Plastic treaty talks at INC 5.2 in Geneva, Switzerland, have come to an end but not to a resolution.
Finalizing a weak treaty here in Geneva would have been a dangerous mistake, locking the world into decades of continued plastic overproduction, toxic exposure, and environmental harm. We commend the majority of member states that refused to settle for half-measures. By not agreeing to a treaty that fails to address plastics at the source, we can continue to push for a stronger, enforceable agreement that will truly protect human health, our environment and climate, and our shared future.
We leave Geneva deeply disappointed with a handful of member states that held the process and our shared future hostage. Instead of seizing this moment to deliver an agreement that cuts plastic production, eliminates toxic chemicals, and designs materials for true safety, reuse, and authentic recycling, negotiations stalled. Human and environmental health were sidelined. Scientists and medical professionals, who brought clear evidence of harm, were ignored. Waste pickers, recyclers, Indigenous peoples, and frontline communities, who are disproportionately impacted by plastic pollution, were left unheard.
It’s true that finalizing nothing is preferable to finalizing a treaty that would fail. However, the fact that we could not agree on or advance closer toward real solutions today is a shameful reflection of political will bending to industry pressure. Every day without a strong, binding treaty means more plastic in our bodies, water, food, and air.

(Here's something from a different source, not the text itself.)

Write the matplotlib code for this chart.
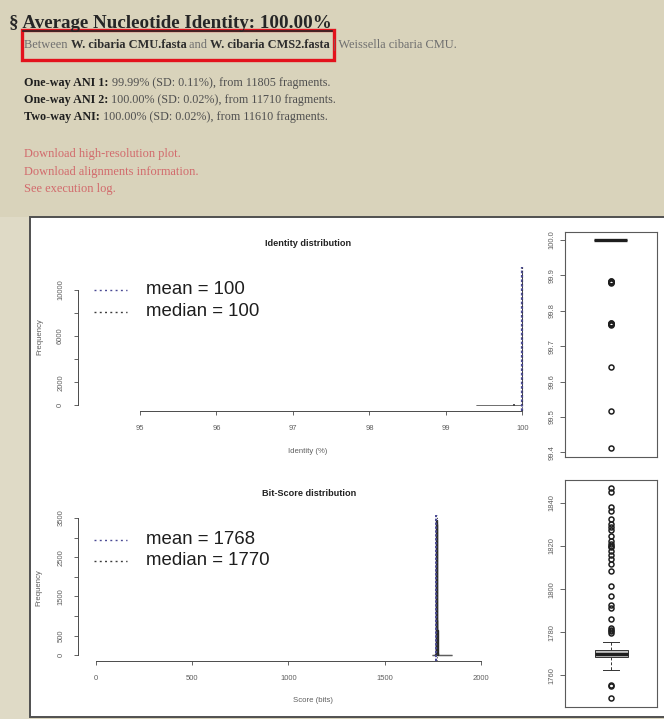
import matplotlib
matplotlib.use("Agg")
import matplotlib.pyplot as plt
import numpy as np
from matplotlib.patches import Rectangle
from matplotlib.lines import Line2D

W, H = 664, 719

# ---------------- page header text ----------------
page_title = "§ Average Nucleotide Identity: 100.00%"
genome_a = "W. cibaria CMU.fasta"
genome_b = "W. cibaria CMS2.fasta"
species = "Weissella cibaria CMU."
ani_labels = ["One-way ANI 1:", "One-way ANI 2:", "Two-way ANI:"]
ani_values = ["99.99%", "100.00%", "100.00%"]
ani_sd = ["0.11%", "0.02%", "0.02%"]
ani_fragments = [11805, 11710, 11610]
links = ["Download high-resolution plot.",
         "Download alignments information.",
         "See execution log."]

# ---------------- identity distribution ----------------
identity_bin_width = 0.01
identity_bin_start = 99.40
identity_bin_end = 100.00
identity_hit_bins = [99.41, 99.51, 99.64, 99.76, 99.88, 99.99]
identity_hit_counts = [1, 1, 1, 40, 90, 11528]
identity_mean = 100
identity_median = 100
identity_xticks = [95, 96, 97, 98, 99, 100]
identity_yticks = [0, 2000, 4000, 6000, 8000, 10000]
identity_ylabels = ["0", "2000", "", "6000", "", "10000"]

# identity boxplot (all non-100 values fall outside the zero-width box)
identity_box = dict(med=100.0, q1=100.0, q3=100.0, whislo=100.0, whishi=100.0)
identity_outliers = [99.411, 99.518, 99.642,
                     99.761, 99.762, 99.763, 99.764, 99.765, 99.766,
                     99.879, 99.880, 99.881, 99.882, 99.883, 99.884]
identity_box_ticks = [99.4, 99.5, 99.6, 99.7, 99.8, 99.9, 100.0]

# ---------------- bit-score distribution ----------------
bit_bin_width = 2
bit_bin_left = [1748, 1750, 1752, 1754, 1756, 1758, 1760, 1762, 1764, 1766,
                1768, 1770, 1772, 1774, 1776, 1778, 1780, 1782, 1784, 1786,
                1788, 1790, 1792, 1794, 1796, 1798, 1800, 1802, 1804, 1806,
                1808, 1810, 1812, 1814, 1816, 1818, 1820, 1822, 1824, 1826,
                1828, 1830, 1832, 1834, 1836, 1838, 1840, 1842, 1844, 1846]
bit_counts = [1, 0, 0, 2, 0, 0, 5, 40, 300, 2230,
              3440, 3350, 900, 640, 60, 8, 10, 6, 4, 2,
              0, 2, 1, 0, 1, 0, 1, 0, 0, 1,
              2, 3, 2, 2, 3, 4, 4, 3, 3, 3,
              2, 2, 2, 1, 2, 1, 0, 0, 2, 1]
bit_mean = 1768
bit_median = 1770
bit_xticks = [0, 500, 1000, 1500, 2000]
bit_yticks = [0, 500, 1000, 1500, 2000, 2500, 3000, 3500]
bit_ylabels = ["0", "500", "", "1500", "", "2500", "", "3500"]

bit_box = dict(med=1770.0, q1=1768.6, q3=1771.7, whislo=1762.3, whishi=1775.3)
bit_outliers = [1749.4, 1755.3, 1755.6,
                1779.5, 1780.8, 1781.2, 1781.9, 1786.2, 1791.2, 1792.8,
                1796.7, 1801.4, 1808.4, 1811.5, 1813.9, 1815.8, 1817.8,
                1819.4, 1820.2, 1820.9, 1822.5, 1824.8, 1827.2, 1828.7,
                1830.3, 1832.6, 1836.1, 1838.1, 1845.1, 1846.7]
bit_box_ticks = [1760, 1780, 1800, 1820, 1840]

# ---------------- styling ----------------
PAGE_BG = "#d9d3bb"
SERIF = ["Liberation Serif", "DejaVu Serif"]
SANS = ["Liberation Sans", "DejaVu Sans"]
AXIS_C = "#4a4a4a"
TICK_C = "#5f5f5f"
MEAN_C = "#4a4a94"
MEDIAN_C = "#3a3a3a"

plt.rcParams["font.family"] = SANS

fig = plt.figure(figsize=(W / 100, H / 100), dpi=100, facecolor=PAGE_BG)
renderer = fig.canvas.get_renderer()


def fx(px):
    return px / W


def fy(py):
    return 1 - py / H


def ax_px(left, top, right, bottom, **kw):
    return fig.add_axes([fx(left), fy(bottom), (right - left) / W, (bottom - top) / H], **kw)


def lim_from(p0, v0, p1, v1, pa, pb):
    slope = (v1 - v0) / (p1 - p0)
    return v0 + (pa - p0) * slope, v0 + (pb - p0) * slope


def text_width(s, **kw):
    t = fig.text(0, 0, s + "|", **kw)
    w = t.get_window_extent(renderer).width
    t.remove()
    bar = fig.text(0, 0, "|", **kw)
    wb = bar.get_window_extent(renderer).width
    bar.remove()
    return w - wb


def text_runs(x, y, parts, size):
    for s, weight, color in parts:
        kw = dict(fontsize=size, fontweight=weight, family=SERIF)
        fig.text(fx(x), fy(y), s, color=color, va="baseline", ha="left", **kw)
        x += text_width(s, **kw)
    return x


# left margin strip of the page is a touch lighter
fig.add_artist(Rectangle((0, 0), fx(30), fy(217), transform=fig.transFigure,
                         facecolor="#dfdac6", edgecolor="none", zorder=-1))

# ---------------- page header ----------------
TITLE_FS = 13.7
title_t = fig.text(fx(9), fy(28), page_title, fontsize=TITLE_FS, fontweight="bold",
                   family=SERIF, color="#262626", va="baseline", ha="left")
tb = title_t.get_window_extent(renderer)
sect_w = text_width("§ ", fontsize=TITLE_FS, fontweight="bold", family=SERIF)
fig.add_artist(Line2D([fx(9 + sect_w), fx(tb.x1)], [fy(31), fy(31)],
                      color="#262626", lw=1.2))

BODY = 8.9
GREY = "#6f6f6f"
DARK = "#2e2e2e"
text_runs(24, 48, [("Between ", "normal", GREY), (genome_a, "bold", DARK),
                   (" and ", "normal", GREY), (genome_b, "bold", DARK),
                   (" | " + species, "normal", GREY)], BODY)

fig.add_artist(Rectangle((fx(21.5), fy(60)), (334 - 21.5) / W, (60 - 29.5) / H,
                         transform=fig.transFigure, fill=False,
                         edgecolor="#e3121c", lw=2.4))

ANI_FS = 8.75
for i, (lab, val, sd, nfrag) in enumerate(zip(ani_labels, ani_values, ani_sd, ani_fragments)):
    text_runs(24, 86 + i * 17, [(lab + " ", "bold", "#1f1f1f"),
                                (f"{val} (SD: {sd}), from {nfrag} fragments.", "normal", "#4f4f4f")],
              ANI_FS)

for i, s in enumerate(links):
    fig.text(fx(24), fy(157 + i * 17.7), s, fontsize=BODY, family=SERIF,
             color="#d26a6c", va="baseline", ha="left")

# ---------------- plot panel ----------------
fig.add_artist(Rectangle((fx(30), fy(717)), (680 - 30) / W, (717 - 217) / H,
                         transform=fig.transFigure, facecolor="white",
                         edgecolor="#505050", lw=1.4, zorder=0))

TICK_FS = 5.5


def style_hist_axes(ax, xticks, yticks, ylabels, xb, yb):
    ax.set_facecolor("none")
    for s in ("top", "right"):
        ax.spines[s].set_visible(False)
    ax.spines["left"].set_bounds(*yb)
    ax.spines["bottom"].set_bounds(*xb)
    for s in ("left", "bottom"):
        ax.spines[s].set_color(AXIS_C)
        ax.spines[s].set_linewidth(0.7)
    ax.set_xticks(xticks)
    ax.set_xticklabels([str(v) for v in xticks])
    ax.set_yticks(yticks)
    ax.set_yticklabels(ylabels, rotation=90, va="center")
    ax.tick_params(axis="both", direction="out", length=3.0, width=0.6,
                   color=AXIS_C, labelcolor=TICK_C, labelsize=TICK_FS, pad=7)


def draw_legend(y_mean, y_median, mean_val, median_val):
    for yy, col, txt in ((y_mean, MEAN_C, f"mean = {mean_val}"),
                         (y_median, MEDIAN_C, f"median = {median_val}")):
        fig.add_artist(Line2D([fx(94), fx(127)], [fy(yy), fy(yy)], color=col,
                              lw=1.0, dashes=(1.4, 2.4)))
        fig.text(fx(146.5), fy(yy), txt, fontsize=13.4, color="#1e1e1e",
                 va="center", ha="left", family=SANS)


# ---- identity histogram ----
id_edges = np.round(np.arange(identity_bin_start, identity_bin_end, identity_bin_width), 2)
id_counts = np.zeros(len(id_edges))
for b, c in zip(identity_hit_bins, identity_hit_counts):
    id_counts[np.argmin(np.abs(id_edges - b))] = c

ax1 = ax_px(78, 266.7, 540, 410.7)
ax1.bar(id_edges, id_counts, width=identity_bin_width, align="edge",
        color="#8d8da8", edgecolor="#2a2a2a", lw=0.6)
ax1.axvline(identity_mean, color=MEAN_C, lw=1.6, ls=(0, (1.2, 0.8)))
ax1.axvline(identity_median, color=MEDIAN_C, lw=0.6, ls=(0, (1.4, 2.4)))
ax1.set_xlim(*lim_from(140, 95, 522.3, 100, 78, 540))
ymax1 = max(identity_hit_counts)
ax1.set_ylim(-0.04 * ymax1, 1.04 * ymax1)
style_hist_axes(ax1, identity_xticks, identity_yticks, identity_ylabels,
                (identity_xticks[0], identity_xticks[-1]),
                (identity_yticks[0], identity_yticks[-1]))
fig.text(fx(308), fy(244), "Identity distribution", fontsize=6.6, fontweight="bold",
         ha="center", va="center", color="#222222")
fig.text(fx(308), fy(452), "Identity (%)", fontsize=5.6, ha="center", va="center", color=TICK_C)
fig.text(fx(40), fy(337), "Frequency", fontsize=5.6, rotation=90, ha="center",
         va="center", color=TICK_C)
draw_legend(289.5, 311.5, identity_mean, identity_median)

# ---- bit-score histogram ----
ax2 = ax_px(78.3, 515, 540, 660.7)
ax2.bar(bit_bin_left, bit_counts, width=bit_bin_width, align="edge",
        color="#8d8d9a", edgecolor="#2a2a2a", lw=1.0)
ax2.axvline(bit_mean, color=MEAN_C, lw=1.4, ls=(0, (1.2, 0.8)))
ax2.axvline(bit_median, color=MEDIAN_C, lw=0.6, ls=(0, (1.4, 2.4)))
ax2.set_xlim(*lim_from(96, 0, 481, 2000, 78.3, 540))
ymax2 = max(bit_counts)
ax2.set_ylim(-0.04 * ymax2, 1.04 * ymax2)
style_hist_axes(ax2, bit_xticks, bit_yticks, bit_ylabels,
                (bit_xticks[0], bit_xticks[-1]), (bit_yticks[0], bit_yticks[-1]))
fig.text(fx(309), fy(494), "Bit-Score distribution", fontsize=6.6, fontweight="bold",
         ha="center", va="center", color="#222222")
fig.text(fx(313), fy(700), "Score (bits)", fontsize=5.6, ha="center", va="center", color=TICK_C)
fig.text(fx(38.5), fy(588), "Frequency", fontsize=5.6, rotation=90, ha="center",
         va="center", color=TICK_C)
draw_legend(539.5, 560.5, bit_mean, bit_median)


# ---- boxplots ----
def draw_box(ax, stats, fliers, ticks, fmt):
    st = dict(stats)
    st["fliers"] = fliers
    ax.bxp([st], positions=[1], widths=0.36, patch_artist=True,
           boxprops=dict(facecolor="#c4c4c4", edgecolor="#333333", lw=0.7),
           medianprops=dict(color="#1e1e1e", lw=2.4, solid_capstyle="butt"),
           whiskerprops=dict(color="#333333", lw=0.7, ls=(0, (3, 2))),
           capprops=dict(color="#333333", lw=0.7),
           flierprops=dict(marker="o", markersize=3.6, markerfacecolor="none",
                           markeredgecolor="#1e1e1e", markeredgewidth=1.1))
    vals = fliers + [stats["whislo"], stats["whishi"]]
    lo, hi = min(vals), max(vals)
    ax.set_ylim(lo - 0.04 * (hi - lo), hi + 0.04 * (hi - lo))
    ax.set_xlim(0.5, 1.5)
    ax.set_xticks([])
    ax.set_yticks(ticks)
    ax.set_yticklabels([fmt.format(t) for t in ticks], rotation=90, va="center")
    ax.tick_params(axis="y", direction="out", length=3.5, width=0.6, color=AXIS_C,
                   labelcolor=TICK_C, labelsize=TICK_FS, pad=3.5)
    for s in ax.spines.values():
        s.set_color("#5a5a5a")
        s.set_linewidth(0.8)


ax3 = ax_px(565, 231.7, 656.5, 456.7)
draw_box(ax3, identity_box, identity_outliers, identity_box_ticks, "{:.1f}")

ax4 = ax_px(565, 480, 657.3, 706.7)
draw_box(ax4, bit_box, bit_outliers, bit_box_ticks, "{:d}")

fig.savefig("out.png", dpi=100, facecolor=PAGE_BG)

AMBR stands with Indigenous peoples, frontline communities, waste pickers, scientists, health experts, youth, and people all over the world in welcoming the decision to keep negotiating. This is not a failure but an opportunity to get it right. The world needs a plastics treaty that stops pollution at the source, not one that lets the crisis continue unchecked.
While the negotiations collapsed, the will and passion of civil society did not.